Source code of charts

━━━━━━━━━━

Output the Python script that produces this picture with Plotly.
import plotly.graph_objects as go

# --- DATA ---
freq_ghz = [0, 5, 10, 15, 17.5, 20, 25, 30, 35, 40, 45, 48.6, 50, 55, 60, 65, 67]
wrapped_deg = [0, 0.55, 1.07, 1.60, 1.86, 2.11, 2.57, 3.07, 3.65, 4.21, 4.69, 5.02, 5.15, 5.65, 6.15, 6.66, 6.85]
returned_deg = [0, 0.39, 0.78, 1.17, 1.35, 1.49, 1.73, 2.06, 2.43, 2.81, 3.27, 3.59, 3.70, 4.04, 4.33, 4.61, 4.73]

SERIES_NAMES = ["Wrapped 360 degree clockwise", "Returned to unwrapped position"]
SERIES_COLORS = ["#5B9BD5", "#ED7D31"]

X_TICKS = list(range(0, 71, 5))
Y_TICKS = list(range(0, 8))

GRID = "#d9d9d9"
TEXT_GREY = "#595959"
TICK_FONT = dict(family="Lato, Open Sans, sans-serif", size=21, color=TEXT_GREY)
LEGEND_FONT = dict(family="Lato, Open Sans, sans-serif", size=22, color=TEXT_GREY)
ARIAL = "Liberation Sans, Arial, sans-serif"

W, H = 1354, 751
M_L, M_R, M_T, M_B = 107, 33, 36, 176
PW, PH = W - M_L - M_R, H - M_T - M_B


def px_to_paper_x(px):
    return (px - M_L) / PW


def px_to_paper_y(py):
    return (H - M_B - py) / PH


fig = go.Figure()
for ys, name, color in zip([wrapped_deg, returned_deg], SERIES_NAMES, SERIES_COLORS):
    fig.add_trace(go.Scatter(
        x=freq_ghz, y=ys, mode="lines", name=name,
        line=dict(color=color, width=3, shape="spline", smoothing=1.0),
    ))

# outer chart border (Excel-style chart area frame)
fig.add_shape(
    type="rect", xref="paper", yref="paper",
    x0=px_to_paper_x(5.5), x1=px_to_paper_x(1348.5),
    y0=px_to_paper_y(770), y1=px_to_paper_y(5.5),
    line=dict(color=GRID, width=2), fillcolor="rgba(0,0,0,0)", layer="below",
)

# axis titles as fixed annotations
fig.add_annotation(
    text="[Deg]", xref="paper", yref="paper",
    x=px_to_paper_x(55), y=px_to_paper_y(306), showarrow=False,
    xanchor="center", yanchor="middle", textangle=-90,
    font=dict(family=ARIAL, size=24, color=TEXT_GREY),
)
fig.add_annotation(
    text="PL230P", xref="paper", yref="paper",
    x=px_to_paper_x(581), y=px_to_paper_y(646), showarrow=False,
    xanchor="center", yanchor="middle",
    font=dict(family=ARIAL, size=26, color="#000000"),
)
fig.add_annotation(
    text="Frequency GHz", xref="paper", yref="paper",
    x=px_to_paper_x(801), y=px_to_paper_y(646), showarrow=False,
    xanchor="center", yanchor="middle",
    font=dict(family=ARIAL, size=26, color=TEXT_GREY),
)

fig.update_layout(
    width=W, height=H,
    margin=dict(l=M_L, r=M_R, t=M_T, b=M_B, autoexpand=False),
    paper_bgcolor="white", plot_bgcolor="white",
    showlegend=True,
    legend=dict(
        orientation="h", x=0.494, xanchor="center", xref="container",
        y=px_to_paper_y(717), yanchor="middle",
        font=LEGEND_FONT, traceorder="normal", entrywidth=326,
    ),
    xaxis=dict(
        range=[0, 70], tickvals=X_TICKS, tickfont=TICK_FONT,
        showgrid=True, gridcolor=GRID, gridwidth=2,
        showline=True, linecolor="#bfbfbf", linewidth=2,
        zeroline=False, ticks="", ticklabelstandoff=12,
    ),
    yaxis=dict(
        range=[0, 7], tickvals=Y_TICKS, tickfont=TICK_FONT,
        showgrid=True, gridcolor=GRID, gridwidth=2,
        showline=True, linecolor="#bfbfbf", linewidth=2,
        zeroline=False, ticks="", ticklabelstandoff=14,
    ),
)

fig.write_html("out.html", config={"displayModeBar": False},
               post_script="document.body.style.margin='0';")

━━━━━━━━━━

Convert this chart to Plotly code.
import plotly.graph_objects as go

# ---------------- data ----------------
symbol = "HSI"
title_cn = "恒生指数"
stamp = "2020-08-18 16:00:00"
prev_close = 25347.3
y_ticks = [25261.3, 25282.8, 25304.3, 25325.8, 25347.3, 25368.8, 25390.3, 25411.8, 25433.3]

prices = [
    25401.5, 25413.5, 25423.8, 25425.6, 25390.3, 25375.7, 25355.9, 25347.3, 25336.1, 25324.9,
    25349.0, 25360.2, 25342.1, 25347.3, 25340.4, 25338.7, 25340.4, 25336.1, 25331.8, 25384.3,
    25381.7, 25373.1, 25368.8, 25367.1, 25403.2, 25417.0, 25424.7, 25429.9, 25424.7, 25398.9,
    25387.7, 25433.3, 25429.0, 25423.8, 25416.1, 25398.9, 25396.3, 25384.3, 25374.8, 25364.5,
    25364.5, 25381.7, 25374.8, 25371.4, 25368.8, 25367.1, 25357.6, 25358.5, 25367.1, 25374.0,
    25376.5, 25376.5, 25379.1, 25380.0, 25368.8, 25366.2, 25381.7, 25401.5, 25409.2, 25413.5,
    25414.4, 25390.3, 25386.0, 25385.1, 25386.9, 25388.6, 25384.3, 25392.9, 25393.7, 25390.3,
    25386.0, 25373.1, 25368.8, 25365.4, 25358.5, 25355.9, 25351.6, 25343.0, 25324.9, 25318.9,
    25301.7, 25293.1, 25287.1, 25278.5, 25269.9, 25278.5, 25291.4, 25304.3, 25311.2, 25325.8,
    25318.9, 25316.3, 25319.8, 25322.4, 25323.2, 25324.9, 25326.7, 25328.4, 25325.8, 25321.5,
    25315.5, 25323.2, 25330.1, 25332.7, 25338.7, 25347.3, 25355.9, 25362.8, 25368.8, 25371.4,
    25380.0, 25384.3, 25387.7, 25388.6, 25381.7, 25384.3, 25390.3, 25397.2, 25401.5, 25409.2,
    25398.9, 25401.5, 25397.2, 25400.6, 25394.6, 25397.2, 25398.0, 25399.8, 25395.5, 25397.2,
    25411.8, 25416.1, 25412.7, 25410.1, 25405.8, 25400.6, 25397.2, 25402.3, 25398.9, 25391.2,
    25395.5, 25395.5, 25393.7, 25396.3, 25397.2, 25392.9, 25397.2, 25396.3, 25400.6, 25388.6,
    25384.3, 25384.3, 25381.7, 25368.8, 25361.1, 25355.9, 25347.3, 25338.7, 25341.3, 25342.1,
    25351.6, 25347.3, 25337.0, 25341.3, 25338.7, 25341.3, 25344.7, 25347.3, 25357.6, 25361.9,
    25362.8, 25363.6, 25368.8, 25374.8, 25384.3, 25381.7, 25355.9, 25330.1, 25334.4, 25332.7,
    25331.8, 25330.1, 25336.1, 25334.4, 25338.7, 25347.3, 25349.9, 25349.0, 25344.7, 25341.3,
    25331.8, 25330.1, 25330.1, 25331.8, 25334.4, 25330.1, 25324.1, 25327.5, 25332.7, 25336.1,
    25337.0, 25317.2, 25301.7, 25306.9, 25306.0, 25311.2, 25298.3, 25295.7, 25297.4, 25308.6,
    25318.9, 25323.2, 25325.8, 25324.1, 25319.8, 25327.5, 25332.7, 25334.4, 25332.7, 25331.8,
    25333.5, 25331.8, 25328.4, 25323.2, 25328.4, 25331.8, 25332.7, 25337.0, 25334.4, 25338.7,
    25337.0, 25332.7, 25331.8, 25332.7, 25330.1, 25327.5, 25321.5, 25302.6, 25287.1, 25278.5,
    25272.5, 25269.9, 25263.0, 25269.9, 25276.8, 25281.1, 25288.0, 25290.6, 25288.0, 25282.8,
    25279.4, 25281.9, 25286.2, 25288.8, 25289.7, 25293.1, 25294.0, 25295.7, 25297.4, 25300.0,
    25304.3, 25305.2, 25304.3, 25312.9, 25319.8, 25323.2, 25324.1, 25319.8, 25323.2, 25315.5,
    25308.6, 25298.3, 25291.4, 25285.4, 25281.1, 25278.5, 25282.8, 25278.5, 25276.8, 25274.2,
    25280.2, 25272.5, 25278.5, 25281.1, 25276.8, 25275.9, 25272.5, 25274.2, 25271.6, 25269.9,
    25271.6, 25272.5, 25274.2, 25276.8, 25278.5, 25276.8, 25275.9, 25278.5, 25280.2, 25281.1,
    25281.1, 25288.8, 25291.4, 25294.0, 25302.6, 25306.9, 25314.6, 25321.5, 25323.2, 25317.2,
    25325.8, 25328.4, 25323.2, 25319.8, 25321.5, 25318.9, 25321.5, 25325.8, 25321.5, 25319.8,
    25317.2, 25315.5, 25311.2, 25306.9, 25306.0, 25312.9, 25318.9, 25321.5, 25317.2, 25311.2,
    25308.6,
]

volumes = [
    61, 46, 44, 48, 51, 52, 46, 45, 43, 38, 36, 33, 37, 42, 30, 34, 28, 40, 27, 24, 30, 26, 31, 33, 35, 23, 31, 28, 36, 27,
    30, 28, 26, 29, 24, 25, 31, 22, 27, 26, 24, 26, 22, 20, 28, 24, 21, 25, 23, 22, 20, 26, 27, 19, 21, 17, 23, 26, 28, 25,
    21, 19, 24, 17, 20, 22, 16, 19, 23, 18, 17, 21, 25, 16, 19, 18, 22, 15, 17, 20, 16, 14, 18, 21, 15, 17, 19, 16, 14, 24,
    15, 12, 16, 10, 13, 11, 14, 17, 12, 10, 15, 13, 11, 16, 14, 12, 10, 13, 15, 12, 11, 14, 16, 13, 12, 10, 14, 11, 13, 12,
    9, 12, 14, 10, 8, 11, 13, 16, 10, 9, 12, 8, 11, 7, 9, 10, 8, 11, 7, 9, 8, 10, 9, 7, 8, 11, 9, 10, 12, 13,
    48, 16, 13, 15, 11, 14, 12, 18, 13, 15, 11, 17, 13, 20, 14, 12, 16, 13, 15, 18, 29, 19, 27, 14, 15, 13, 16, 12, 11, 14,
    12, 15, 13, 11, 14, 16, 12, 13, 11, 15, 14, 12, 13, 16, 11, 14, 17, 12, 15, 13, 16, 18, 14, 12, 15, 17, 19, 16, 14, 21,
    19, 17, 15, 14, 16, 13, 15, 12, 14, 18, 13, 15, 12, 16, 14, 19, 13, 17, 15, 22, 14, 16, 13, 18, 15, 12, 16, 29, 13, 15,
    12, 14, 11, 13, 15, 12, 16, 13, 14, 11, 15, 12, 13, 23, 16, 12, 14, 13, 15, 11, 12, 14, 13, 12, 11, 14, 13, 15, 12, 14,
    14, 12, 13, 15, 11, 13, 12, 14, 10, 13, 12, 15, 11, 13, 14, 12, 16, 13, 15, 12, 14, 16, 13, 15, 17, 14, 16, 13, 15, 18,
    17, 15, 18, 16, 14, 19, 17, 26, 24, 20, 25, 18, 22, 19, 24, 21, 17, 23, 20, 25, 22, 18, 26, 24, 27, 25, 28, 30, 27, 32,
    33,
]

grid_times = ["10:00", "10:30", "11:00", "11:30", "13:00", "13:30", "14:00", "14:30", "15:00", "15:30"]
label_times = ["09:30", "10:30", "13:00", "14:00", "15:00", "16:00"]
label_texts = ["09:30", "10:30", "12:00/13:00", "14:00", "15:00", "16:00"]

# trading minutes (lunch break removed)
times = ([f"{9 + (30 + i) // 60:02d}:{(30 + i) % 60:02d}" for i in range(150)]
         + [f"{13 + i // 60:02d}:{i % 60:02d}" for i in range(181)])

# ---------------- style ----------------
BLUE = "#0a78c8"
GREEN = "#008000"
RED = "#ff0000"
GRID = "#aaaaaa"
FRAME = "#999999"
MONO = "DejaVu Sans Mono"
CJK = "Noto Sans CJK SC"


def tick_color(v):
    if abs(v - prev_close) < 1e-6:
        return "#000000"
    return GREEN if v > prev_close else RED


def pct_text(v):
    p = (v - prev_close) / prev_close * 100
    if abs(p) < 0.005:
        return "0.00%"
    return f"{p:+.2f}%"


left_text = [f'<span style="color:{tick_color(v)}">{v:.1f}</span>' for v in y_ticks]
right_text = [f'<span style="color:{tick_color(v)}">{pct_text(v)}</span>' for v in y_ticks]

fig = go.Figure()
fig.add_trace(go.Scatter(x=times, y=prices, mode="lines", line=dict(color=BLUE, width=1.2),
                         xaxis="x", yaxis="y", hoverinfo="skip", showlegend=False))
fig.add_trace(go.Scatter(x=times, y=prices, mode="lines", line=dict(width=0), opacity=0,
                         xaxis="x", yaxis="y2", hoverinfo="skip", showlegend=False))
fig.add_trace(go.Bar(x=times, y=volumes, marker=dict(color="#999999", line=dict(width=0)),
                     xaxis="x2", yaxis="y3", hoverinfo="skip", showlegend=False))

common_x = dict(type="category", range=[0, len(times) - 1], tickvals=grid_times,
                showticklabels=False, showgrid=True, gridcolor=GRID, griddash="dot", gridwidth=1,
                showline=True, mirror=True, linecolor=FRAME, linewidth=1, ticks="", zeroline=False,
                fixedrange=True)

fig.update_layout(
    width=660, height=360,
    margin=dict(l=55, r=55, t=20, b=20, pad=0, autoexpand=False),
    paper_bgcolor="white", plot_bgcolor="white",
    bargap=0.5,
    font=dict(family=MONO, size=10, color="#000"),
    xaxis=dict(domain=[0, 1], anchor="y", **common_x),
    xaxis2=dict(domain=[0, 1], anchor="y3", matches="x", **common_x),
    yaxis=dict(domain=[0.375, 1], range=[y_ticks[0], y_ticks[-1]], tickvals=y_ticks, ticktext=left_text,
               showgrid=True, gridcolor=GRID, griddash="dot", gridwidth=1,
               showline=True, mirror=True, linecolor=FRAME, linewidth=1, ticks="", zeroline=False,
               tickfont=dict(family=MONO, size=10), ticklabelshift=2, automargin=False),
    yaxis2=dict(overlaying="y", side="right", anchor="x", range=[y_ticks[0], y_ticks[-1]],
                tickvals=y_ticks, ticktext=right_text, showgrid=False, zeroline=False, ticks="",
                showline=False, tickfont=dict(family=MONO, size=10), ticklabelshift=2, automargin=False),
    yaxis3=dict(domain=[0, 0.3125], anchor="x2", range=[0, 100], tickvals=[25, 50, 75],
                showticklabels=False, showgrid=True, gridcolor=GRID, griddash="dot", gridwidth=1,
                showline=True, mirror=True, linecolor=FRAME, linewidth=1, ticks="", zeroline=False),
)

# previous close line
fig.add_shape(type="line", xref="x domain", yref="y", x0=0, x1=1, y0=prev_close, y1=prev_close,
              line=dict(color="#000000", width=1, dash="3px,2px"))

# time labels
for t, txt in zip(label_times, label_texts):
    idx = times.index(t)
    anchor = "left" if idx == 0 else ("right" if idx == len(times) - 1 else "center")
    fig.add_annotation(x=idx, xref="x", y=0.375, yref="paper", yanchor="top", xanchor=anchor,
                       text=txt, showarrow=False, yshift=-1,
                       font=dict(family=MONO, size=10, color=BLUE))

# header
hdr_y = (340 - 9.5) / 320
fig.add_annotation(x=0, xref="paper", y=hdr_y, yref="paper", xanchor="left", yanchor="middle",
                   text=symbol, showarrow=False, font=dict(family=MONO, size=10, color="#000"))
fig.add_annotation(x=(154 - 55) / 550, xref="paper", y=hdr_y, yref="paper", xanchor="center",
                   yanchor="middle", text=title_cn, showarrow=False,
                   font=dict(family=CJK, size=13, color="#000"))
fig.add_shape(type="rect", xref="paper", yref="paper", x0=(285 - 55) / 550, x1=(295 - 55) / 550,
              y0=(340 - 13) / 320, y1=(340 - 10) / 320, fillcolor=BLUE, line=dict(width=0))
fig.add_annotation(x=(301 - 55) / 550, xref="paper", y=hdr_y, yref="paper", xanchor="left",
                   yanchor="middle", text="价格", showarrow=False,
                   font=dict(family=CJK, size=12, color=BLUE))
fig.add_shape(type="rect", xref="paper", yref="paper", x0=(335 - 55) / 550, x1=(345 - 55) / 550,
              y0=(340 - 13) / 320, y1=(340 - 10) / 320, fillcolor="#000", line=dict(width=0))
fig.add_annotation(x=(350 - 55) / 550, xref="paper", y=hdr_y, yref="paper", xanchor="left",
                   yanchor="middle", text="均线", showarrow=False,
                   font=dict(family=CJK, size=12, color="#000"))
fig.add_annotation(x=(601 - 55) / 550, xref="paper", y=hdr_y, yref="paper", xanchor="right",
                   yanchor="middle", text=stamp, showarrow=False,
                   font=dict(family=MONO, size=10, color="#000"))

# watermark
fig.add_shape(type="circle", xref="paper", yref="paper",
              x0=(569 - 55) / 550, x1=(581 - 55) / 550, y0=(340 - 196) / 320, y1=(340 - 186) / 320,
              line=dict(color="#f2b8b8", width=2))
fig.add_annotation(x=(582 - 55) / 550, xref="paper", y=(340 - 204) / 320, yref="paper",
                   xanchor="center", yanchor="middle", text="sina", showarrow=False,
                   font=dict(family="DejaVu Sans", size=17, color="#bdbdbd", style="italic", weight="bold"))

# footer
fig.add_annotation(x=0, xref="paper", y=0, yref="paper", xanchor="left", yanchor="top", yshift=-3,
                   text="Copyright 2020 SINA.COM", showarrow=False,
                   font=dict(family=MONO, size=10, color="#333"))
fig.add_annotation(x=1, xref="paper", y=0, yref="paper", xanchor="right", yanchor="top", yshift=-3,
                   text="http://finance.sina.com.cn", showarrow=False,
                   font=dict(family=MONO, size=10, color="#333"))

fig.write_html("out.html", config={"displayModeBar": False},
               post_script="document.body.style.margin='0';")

━━━━━━━━━━

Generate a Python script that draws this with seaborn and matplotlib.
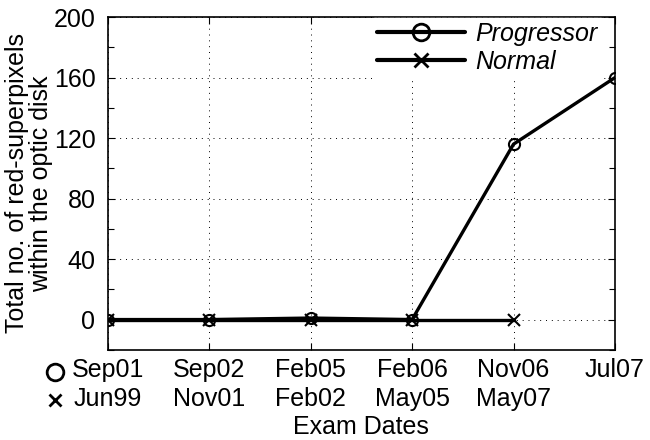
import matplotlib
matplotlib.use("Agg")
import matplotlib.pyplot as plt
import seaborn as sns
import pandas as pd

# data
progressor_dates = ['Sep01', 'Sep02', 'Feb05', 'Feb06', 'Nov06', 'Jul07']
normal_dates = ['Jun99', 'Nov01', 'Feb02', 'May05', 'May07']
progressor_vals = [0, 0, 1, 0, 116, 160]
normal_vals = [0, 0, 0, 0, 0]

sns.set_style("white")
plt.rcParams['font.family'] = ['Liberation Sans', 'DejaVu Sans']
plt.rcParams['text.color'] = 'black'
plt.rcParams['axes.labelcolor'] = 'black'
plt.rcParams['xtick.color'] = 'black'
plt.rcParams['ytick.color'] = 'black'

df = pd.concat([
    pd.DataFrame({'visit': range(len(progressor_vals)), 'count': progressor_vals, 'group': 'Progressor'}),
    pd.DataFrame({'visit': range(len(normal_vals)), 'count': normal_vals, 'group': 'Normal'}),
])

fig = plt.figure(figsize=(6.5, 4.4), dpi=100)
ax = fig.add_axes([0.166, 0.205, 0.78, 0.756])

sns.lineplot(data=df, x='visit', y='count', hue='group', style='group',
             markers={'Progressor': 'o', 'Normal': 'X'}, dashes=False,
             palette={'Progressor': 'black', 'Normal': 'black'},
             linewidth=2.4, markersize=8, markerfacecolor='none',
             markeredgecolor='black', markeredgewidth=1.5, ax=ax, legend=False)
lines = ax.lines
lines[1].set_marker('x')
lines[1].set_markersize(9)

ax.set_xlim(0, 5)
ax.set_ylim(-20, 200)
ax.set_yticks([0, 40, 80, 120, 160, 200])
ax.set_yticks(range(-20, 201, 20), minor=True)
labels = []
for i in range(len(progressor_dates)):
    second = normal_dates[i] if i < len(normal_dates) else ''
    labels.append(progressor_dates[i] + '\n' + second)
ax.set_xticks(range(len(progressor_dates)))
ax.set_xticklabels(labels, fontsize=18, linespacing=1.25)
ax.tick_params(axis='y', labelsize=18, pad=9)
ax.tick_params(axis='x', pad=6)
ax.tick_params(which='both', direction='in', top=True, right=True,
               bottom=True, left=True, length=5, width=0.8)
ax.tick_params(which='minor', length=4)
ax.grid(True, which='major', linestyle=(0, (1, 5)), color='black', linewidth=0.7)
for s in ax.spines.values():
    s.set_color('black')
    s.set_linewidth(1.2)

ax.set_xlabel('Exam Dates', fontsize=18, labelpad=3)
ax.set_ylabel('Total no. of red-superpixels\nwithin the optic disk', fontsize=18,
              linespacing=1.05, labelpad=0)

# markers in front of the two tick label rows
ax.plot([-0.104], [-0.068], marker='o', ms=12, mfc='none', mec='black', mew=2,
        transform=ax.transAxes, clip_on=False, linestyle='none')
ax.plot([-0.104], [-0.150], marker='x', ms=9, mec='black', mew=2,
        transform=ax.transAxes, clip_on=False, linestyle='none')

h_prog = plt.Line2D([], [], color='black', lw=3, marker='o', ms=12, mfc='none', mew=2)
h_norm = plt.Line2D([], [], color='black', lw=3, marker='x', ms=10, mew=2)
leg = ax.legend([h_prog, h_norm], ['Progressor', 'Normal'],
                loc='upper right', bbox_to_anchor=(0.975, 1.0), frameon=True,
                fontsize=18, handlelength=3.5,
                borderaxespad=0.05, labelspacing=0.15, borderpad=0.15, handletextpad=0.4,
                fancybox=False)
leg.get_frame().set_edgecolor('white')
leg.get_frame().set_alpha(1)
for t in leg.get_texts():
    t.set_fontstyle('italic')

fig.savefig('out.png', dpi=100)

━━━━━━━━━━

TASK = Word for word, retype the lines in the entries above that run from the one with "Generate a Python" through the one with "lines[1].set_markersize(9)". Both ends count; pictures do not.

SOLUTION FOR THIS TASK =
Generate a Python script that draws this with seaborn and matplotlib.
import matplotlib
matplotlib.use("Agg")
import matplotlib.pyplot as plt
import seaborn as sns
import pandas as pd

# data
progressor_dates = ['Sep01', 'Sep02', 'Feb05', 'Feb06', 'Nov06', 'Jul07']
normal_dates = ['Jun99', 'Nov01', 'Feb02', 'May05', 'May07']
progressor_vals = [0, 0, 1, 0, 116, 160]
normal_vals = [0, 0, 0, 0, 0]

sns.set_style("white")
plt.rcParams['font.family'] = ['Liberation Sans', 'DejaVu Sans']
plt.rcParams['text.color'] = 'black'
plt.rcParams['axes.labelcolor'] = 'black'
plt.rcParams['xtick.color'] = 'black'
plt.rcParams['ytick.color'] = 'black'

df = pd.concat([
    pd.DataFrame({'visit': range(len(progressor_vals)), 'count': progressor_vals, 'group': 'Progressor'}),
    pd.DataFrame({'visit': range(len(normal_vals)), 'count': normal_vals, 'group': 'Normal'}),
])

fig = plt.figure(figsize=(6.5, 4.4), dpi=100)
ax = fig.add_axes([0.166, 0.205, 0.78, 0.756])

sns.lineplot(data=df, x='visit', y='count', hue='group', style='group',
             markers={'Progressor': 'o', 'Normal': 'X'}, dashes=False,
             palette={'Progressor': 'black', 'Normal': 'black'},
             linewidth=2.4, markersize=8, markerfacecolor='none',
             markeredgecolor='black', markeredgewidth=1.5, ax=ax, legend=False)
lines = ax.lines
lines[1].set_marker('x')
lines[1].set_markersize(9)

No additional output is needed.